VACo opposed SB 324 (Roem), which is an unfunded mandate bill and would allow every citizen of the Commonwealth, and representative of newspapers and magazines with circulation in the Commonwealth, and media in or into the Commonwealth, to make four free two-hour FOIA requests per 31 consecutive days.  Then after the 8 free hours per person, per month, the highest rate that a locality could charge is $33/hour unless they successfully petition the court for a higher fee.

VACo opposed this bill in Senate General laws and Technology Committee and was told by the Chair of the Committee to engage in negotiations with the patron over the next week. A meeting was held with a number of stakeholders which included VACo, VML, the Attorney Generals’ office, the Sheriff’s Association, the Coalition for Open Government, and the Press Association.

After the meeting, the patron offered a substitute at the January 24 Senate Local Government Committee Meeting, which passed unanimously. The substitute included provisions for one free hour per calendar year for each person, a cap of $40 per hour and some language providing an exception for legal review by public bodies and requires the collection of data by public bodies for any request that takes over 30 minutes. In addition, the bill expires on July 1, 2025, and incorporates a provision for a study of FOIA fees to be completed by November 30, 2024. This bill is headed to the Senate Finance Committee next.

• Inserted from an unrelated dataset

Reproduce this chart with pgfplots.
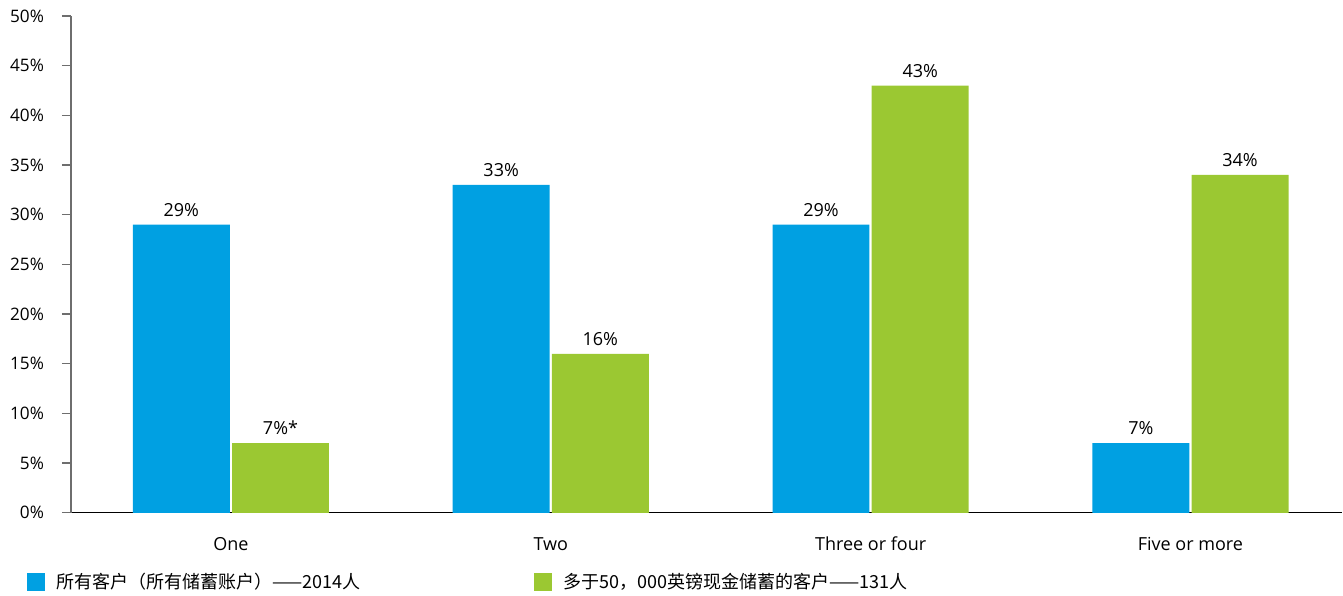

VACo supports SB 244 (McPike) and HB 816 (Cherry), which seek to validate otherwise lawful actions taken by a public body using electronic communication means occurring from March 20, 2020, until July 1, 2021, with respect to FOIA if the body provided public notice, public access, and public comment commensurate with the requirements of existing FOIA provisions regarding electronic and closed meetings.

VACo supports SB 36 (Locke) and HB 818 (Cherry), which amend the definition of “meeting” as it relates to the Virginia Freedom of Information Act (FOIA) to clarify that a gathering of two or more members of a public body is not a meeting if there is no discussion or transaction of any public business as defined in the bill, by the members of the public body and that certain educational trainings are not meetings subject to FOIA. The bill is in response to the decision of the Supreme Court of Virginia in Gloss v. Wheeler (2023) and is a recommendation of the Virginia Freedom of Information Advisory Council.

HB 671 (Frietas) adds to the definition of “public body” any organization, corporation, or agency that received more than 50 percent of its annual revenue, within any of the three preceding years, from public funds. VACo opposed this bill which was struck from the docket.

VACo supports HB 894 (Bennett-Parker) and SB 734 (Marsden), which provide that except for local governing bodies, local school boards, planning commissions, architectural review boards, zoning appeals boards, and boards with the authority to deny, revoke, or suspend a professional or occupational license, any public body may hold all-virtual public meetings 2 times per year or no more than 50% of the meeting  whichever is greater, provided that they have an electronic meeting policy in place.  Previously, the limit was 25%.